Texas Gov. Greg Abbott announced late Friday night that the United States Army is sending a medical task force to Houston to help with the city's COVID-19 battle.
The additional resources, Abbott said, include an Urban Area Medical Task Force from the U.S. Department of Defense that will arrive on Monday and a Disaster Medical Assistance Team from U.S. Health and Human Services that has just been deployed.
"Texas is grateful to the federal government as well as the President and Vice President for working swiftly to provide additional resources to the state as we work to mitigate COVID-19 and care for our fellow Texans," Abbott said in a statement Friday. "We will continue to work with our local and federal partners to ensure all resources and needs are met throughout the state."
Houston has seen a significant rise in coronavirus cases in recent weeks, which caused many public health officials and hospitals to issue warnings that ICU bed availability is running low. Houston's Texas Medical Center is at 105% capacity.
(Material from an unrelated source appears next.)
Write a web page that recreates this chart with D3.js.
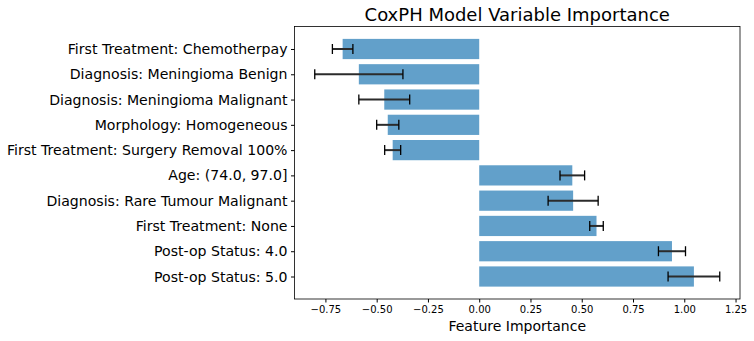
<!DOCTYPE html>
<html>
<head>
<meta charset="utf-8">
<title>CoxPH Model Variable Importance</title>
<style>
  body { margin: 0; background: #fff; }
  text { font-family: "DejaVu Sans", sans-serif; fill: #000; }
</style>
<script src="https://cdn.jsdelivr.net/npm/d3@7"></script>
</head>
<body>
<svg width="754" height="341"></svg>
<script>
// variables, top to bottom as drawn
var features = [
  "First Treatment: Chemotherpay",
  "Diagnosis: Meningioma Benign",
  "Diagnosis: Meningioma Malignant",
  "Morphology: Homogeneous",
  "First Treatment: Surgery Removal 100%",
  "Age: (74.0, 97.0]",
  "Diagnosis: Rare Tumour Malignant",
  "First Treatment: None",
  "Post-op Status: 4.0",
  "Post-op Status: 5.0"
];
var importance = [-0.666, -0.587, -0.463, -0.446, -0.422, 0.454, 0.458, 0.572, 0.94, 1.047];
var errors = [0.05, 0.215, 0.124, 0.054, 0.039, 0.06, 0.122, 0.033, 0.066, 0.126];
var xTicks = [-0.75, -0.5, -0.25, 0, 0.25, 0.5, 0.75, 1.0, 1.25];

var svg = d3.select("svg");
var margin = {left: 294.5, right: 14, top: 26.5, bottom: 42};
var width = 754 - margin.left - margin.right,
    height = 341 - margin.top - margin.bottom;

var g = svg.append("g")
    .attr("transform", "translate(" + margin.left + "," + margin.top + ")");

// matplotlib style 5% margins around data incl. error bars
var lo = d3.min(importance, function(d, i) { return Math.min(d, 0) - (d < 0 ? errors[i] : 0); });
var hi = d3.max(importance, function(d, i) { return d + errors[i]; });
var pad = (hi - lo) * 0.05;

var x = d3.scaleLinear()
    .domain([lo - pad, hi + pad])
    .range([0, width]);

// bar i at y = n-1-i (first feature at top), height 0.8
var n = features.length;
var ypad = (n - 1 + 0.8) * 0.05;
var y = d3.scaleLinear()
    .domain([-0.4 - ypad, n - 1 + 0.4 + ypad])
    .range([height, 0]);

g.selectAll("rect.bar")
    .data(importance)
  .enter().append("rect")
    .attr("class", "bar")
    .attr("x", function(d) { return x(Math.min(0, d)); })
    .attr("width", function(d) { return Math.abs(x(d) - x(0)); })
    .attr("y", function(d, i) { return y(n - 1 - i + 0.4); })
    .attr("height", function() { return y(0) - y(0.8); })
    .attr("fill", "#1f77b4")
    .attr("fill-opacity", 0.7);

// error bars
var eb = g.selectAll("g.err")
    .data(importance)
  .enter().append("g")
    .attr("class", "err")
    .attr("stroke", "#2b2b2b");

eb.append("line")
    .attr("x1", function(d, i) { return x(d - errors[i]); })
    .attr("x2", function(d, i) { return x(d + errors[i]); })
    .attr("y1", function(d, i) { return y(n - 1 - i); })
    .attr("y2", function(d, i) { return y(n - 1 - i); })
    .attr("stroke-width", 2);

[-1, 1].forEach(function(s) {
  eb.append("line")
      .attr("x1", function(d, i) { return x(d + s * errors[i]); })
      .attr("x2", function(d, i) { return x(d + s * errors[i]); })
      .attr("y1", function(d, i) { return y(n - 1 - i) - 5; })
      .attr("y2", function(d, i) { return y(n - 1 - i) + 5; })
      .attr("stroke", "#000")
      .attr("stroke-width", 1.3);
});

// x axis
var xAxis = g.append("g")
    .attr("transform", "translate(0," + height + ")")
    .call(d3.axisBottom(x).tickValues(xTicks).tickSize(3.5).tickPadding(3.5)
      .tickFormat(function(d) { return d3.format(".2f")(d).replace("-", "\u2212"); }));
xAxis.selectAll("text").style("font-size", "10px");
xAxis.select(".domain").remove();

// y axis
var yAxis = g.append("g")
    .call(d3.axisLeft(y).tickValues(d3.range(n)).tickSize(3.5).tickPadding(3.5)
      .tickFormat(function(d) { return features[n - 1 - d]; }));
yAxis.selectAll("text").style("font-size", "14.1px");
yAxis.select(".domain").remove();

// frame
g.append("rect")
    .attr("width", width)
    .attr("height", height)
    .attr("fill", "none")
    .attr("stroke", "#000")
    .attr("stroke-width", 0.8);

svg.append("text")
    .attr("x", margin.left + width / 2)
    .attr("y", 21)
    .attr("text-anchor", "middle")
    .style("font-size", "18px")
    .text("CoxPH Model Variable Importance");

svg.append("text")
    .attr("x", margin.left + width / 2)
    .attr("y", 331)
    .attr("text-anchor", "middle")
    .style("font-size", "14px")
    .text("Feature Importance");
</script>
</body>
</html>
The city reported 670 new diagnosed COVID-19 cases Friday, bringing Houston's total to at least 26,682. The coronavirus death toll for the city increased by nine to 259.
Numbers are just as jarring throughout the Lone Star State. Texas' statewide COVID-19 death toll reached a single-day high of 105 Friday. The state had a 15.56% positivity test rate, according to an internal Federal Emergency Management Agency memo obtained by ABC News.
Nearly 14% of all new U.S. coronavirus cases in the past seven days have been identified in Texas, the memo said.
The rise in cases also led to Houston Mayor Sylvester Turner to cancel the in-person Republican Party convention in the city, prompting a lawsuit by the state GOP.